- [Recorded data]
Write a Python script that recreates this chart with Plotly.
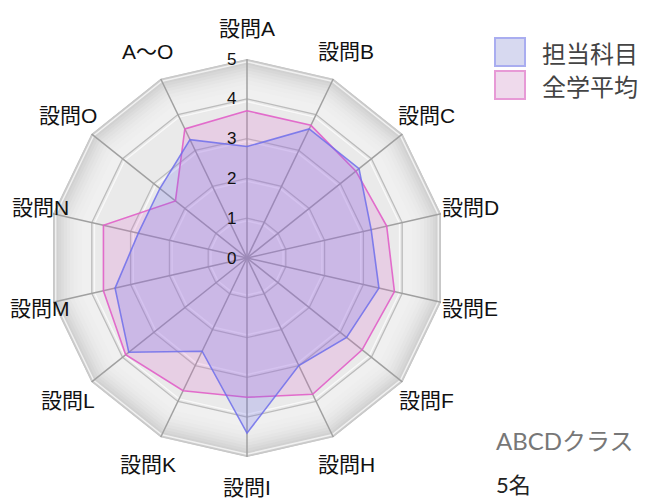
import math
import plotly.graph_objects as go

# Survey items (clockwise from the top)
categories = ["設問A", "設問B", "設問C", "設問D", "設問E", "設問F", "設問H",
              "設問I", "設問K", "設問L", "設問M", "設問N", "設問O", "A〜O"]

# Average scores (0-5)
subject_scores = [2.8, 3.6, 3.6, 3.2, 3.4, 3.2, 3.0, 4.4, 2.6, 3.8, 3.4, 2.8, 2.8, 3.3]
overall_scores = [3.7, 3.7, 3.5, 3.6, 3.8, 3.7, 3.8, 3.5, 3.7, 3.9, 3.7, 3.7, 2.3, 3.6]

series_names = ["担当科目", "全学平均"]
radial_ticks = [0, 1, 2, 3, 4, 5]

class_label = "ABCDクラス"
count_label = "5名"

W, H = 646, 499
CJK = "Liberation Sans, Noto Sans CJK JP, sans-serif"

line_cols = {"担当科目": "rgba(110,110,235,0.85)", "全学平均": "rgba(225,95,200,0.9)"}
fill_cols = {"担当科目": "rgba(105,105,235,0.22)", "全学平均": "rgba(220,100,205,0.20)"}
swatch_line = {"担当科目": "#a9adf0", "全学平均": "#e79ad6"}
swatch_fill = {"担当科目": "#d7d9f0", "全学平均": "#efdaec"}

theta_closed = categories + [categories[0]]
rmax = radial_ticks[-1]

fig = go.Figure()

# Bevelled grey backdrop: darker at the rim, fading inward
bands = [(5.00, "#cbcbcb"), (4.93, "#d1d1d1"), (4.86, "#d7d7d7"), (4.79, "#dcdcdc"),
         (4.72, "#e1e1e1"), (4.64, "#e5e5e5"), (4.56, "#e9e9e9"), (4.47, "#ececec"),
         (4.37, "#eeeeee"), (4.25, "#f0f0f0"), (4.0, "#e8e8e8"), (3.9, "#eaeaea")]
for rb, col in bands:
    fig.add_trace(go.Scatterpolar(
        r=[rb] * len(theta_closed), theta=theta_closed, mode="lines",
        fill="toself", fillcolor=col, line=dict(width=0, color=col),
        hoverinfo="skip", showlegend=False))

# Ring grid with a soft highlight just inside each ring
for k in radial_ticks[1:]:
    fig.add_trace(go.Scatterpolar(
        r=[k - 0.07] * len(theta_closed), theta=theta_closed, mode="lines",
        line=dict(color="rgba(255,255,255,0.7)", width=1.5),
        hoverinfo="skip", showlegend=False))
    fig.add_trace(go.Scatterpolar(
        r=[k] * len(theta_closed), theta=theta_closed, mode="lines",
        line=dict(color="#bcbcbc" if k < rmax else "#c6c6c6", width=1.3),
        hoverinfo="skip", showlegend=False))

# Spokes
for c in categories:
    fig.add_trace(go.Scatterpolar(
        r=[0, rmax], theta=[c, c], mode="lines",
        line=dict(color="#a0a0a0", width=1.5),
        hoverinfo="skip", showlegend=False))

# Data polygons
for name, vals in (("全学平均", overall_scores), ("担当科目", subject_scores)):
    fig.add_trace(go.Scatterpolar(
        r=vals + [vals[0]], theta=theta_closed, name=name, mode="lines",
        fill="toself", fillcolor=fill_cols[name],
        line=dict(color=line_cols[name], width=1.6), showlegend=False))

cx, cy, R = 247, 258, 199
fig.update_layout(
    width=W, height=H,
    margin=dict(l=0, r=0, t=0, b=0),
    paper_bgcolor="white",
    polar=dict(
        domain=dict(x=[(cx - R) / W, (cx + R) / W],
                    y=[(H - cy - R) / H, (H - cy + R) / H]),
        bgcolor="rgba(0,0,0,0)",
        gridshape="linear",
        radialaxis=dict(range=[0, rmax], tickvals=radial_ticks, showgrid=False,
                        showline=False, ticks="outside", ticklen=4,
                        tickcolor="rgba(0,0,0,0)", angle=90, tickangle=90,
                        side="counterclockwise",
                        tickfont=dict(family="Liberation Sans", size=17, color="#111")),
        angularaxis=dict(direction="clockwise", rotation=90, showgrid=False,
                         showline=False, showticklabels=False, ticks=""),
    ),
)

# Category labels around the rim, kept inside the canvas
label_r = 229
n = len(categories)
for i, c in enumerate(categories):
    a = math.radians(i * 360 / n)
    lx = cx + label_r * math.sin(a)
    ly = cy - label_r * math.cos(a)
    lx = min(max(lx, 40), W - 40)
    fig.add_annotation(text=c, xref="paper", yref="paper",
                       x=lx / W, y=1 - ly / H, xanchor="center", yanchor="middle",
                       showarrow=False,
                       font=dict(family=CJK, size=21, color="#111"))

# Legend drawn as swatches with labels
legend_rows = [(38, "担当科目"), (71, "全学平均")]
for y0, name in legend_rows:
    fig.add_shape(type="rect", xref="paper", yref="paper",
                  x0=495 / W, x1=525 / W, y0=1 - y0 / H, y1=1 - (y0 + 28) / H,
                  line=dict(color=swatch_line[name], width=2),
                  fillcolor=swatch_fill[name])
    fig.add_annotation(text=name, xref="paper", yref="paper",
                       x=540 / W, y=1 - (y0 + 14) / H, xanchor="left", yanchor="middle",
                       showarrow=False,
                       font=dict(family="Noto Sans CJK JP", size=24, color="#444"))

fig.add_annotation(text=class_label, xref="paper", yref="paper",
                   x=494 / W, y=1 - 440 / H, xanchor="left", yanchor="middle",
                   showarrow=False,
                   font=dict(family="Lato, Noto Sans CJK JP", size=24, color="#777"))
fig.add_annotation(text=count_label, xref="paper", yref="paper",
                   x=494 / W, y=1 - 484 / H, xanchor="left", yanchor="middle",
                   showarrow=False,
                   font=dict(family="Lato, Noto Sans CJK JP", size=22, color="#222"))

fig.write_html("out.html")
==
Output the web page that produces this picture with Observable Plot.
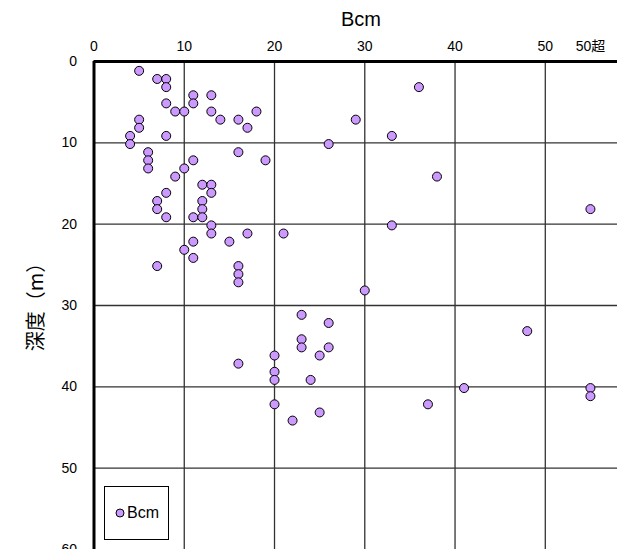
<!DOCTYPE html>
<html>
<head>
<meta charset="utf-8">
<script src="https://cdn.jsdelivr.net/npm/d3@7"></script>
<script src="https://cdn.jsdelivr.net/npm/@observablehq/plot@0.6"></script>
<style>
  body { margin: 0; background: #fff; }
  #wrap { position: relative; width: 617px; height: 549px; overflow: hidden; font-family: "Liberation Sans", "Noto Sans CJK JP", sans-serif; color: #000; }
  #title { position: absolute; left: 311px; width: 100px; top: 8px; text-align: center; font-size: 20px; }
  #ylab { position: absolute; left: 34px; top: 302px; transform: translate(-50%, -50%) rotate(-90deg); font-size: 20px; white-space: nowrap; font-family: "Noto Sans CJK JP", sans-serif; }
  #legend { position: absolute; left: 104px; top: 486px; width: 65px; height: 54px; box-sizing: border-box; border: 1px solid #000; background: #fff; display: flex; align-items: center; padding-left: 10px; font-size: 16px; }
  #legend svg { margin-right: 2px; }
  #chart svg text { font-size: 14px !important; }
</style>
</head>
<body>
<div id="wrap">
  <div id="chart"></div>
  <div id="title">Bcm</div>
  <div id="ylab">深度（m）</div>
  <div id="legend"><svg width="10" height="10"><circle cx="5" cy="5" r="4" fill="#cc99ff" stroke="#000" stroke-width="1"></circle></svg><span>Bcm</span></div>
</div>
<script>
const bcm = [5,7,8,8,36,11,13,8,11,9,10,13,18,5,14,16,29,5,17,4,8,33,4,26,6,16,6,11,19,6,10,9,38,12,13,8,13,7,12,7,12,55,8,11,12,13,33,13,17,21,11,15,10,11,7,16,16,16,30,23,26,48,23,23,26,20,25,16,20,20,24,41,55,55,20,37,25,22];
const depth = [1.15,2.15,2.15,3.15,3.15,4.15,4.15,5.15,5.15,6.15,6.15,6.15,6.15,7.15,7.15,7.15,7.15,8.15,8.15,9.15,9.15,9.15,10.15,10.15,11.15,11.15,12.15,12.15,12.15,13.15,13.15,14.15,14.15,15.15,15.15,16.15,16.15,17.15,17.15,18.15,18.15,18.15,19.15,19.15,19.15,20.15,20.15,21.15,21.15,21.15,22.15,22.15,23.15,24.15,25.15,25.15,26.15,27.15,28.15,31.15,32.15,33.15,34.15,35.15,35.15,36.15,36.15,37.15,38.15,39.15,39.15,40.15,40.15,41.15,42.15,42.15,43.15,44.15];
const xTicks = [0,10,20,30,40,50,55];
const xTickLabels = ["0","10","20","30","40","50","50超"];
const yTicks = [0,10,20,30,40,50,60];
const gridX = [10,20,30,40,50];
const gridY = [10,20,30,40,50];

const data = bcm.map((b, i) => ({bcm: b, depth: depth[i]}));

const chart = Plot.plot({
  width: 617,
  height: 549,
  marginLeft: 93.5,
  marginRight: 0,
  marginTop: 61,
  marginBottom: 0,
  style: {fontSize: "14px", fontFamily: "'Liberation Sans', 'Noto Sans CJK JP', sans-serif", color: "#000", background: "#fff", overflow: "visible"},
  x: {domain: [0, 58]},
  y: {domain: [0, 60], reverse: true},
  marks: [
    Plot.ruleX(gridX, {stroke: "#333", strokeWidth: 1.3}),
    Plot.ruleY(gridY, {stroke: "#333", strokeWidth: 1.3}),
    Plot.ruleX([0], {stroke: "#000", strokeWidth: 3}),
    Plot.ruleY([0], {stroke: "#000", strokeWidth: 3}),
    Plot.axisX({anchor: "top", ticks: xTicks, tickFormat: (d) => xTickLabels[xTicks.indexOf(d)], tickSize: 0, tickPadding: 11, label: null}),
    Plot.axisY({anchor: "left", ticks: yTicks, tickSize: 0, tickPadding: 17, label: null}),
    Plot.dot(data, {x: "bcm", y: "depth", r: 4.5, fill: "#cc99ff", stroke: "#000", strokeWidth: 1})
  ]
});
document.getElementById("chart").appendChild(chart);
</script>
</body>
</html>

- [EXERCISE DETAILS]
Transcribe, leaving out pictures, each line from the one containing "Write a Python" through the one containing "3.7, 2.3, 3.6]".

- [WRITTEN RESPONSE]
Write a Python script that recreates this chart with Plotly.
import math
import plotly.graph_objects as go

# Survey items (clockwise from the top)
categories = ["設問A", "設問B", "設問C", "設問D", "設問E", "設問F", "設問H",
              "設問I", "設問K", "設問L", "設問M", "設問N", "設問O", "A〜O"]

# Average scores (0-5)
subject_scores = [2.8, 3.6, 3.6, 3.2, 3.4, 3.2, 3.0, 4.4, 2.6, 3.8, 3.4, 2.8, 2.8, 3.3]
overall_scores = [3.7, 3.7, 3.5, 3.6, 3.8, 3.7, 3.8, 3.5, 3.7, 3.9, 3.7, 3.7, 2.3, 3.6]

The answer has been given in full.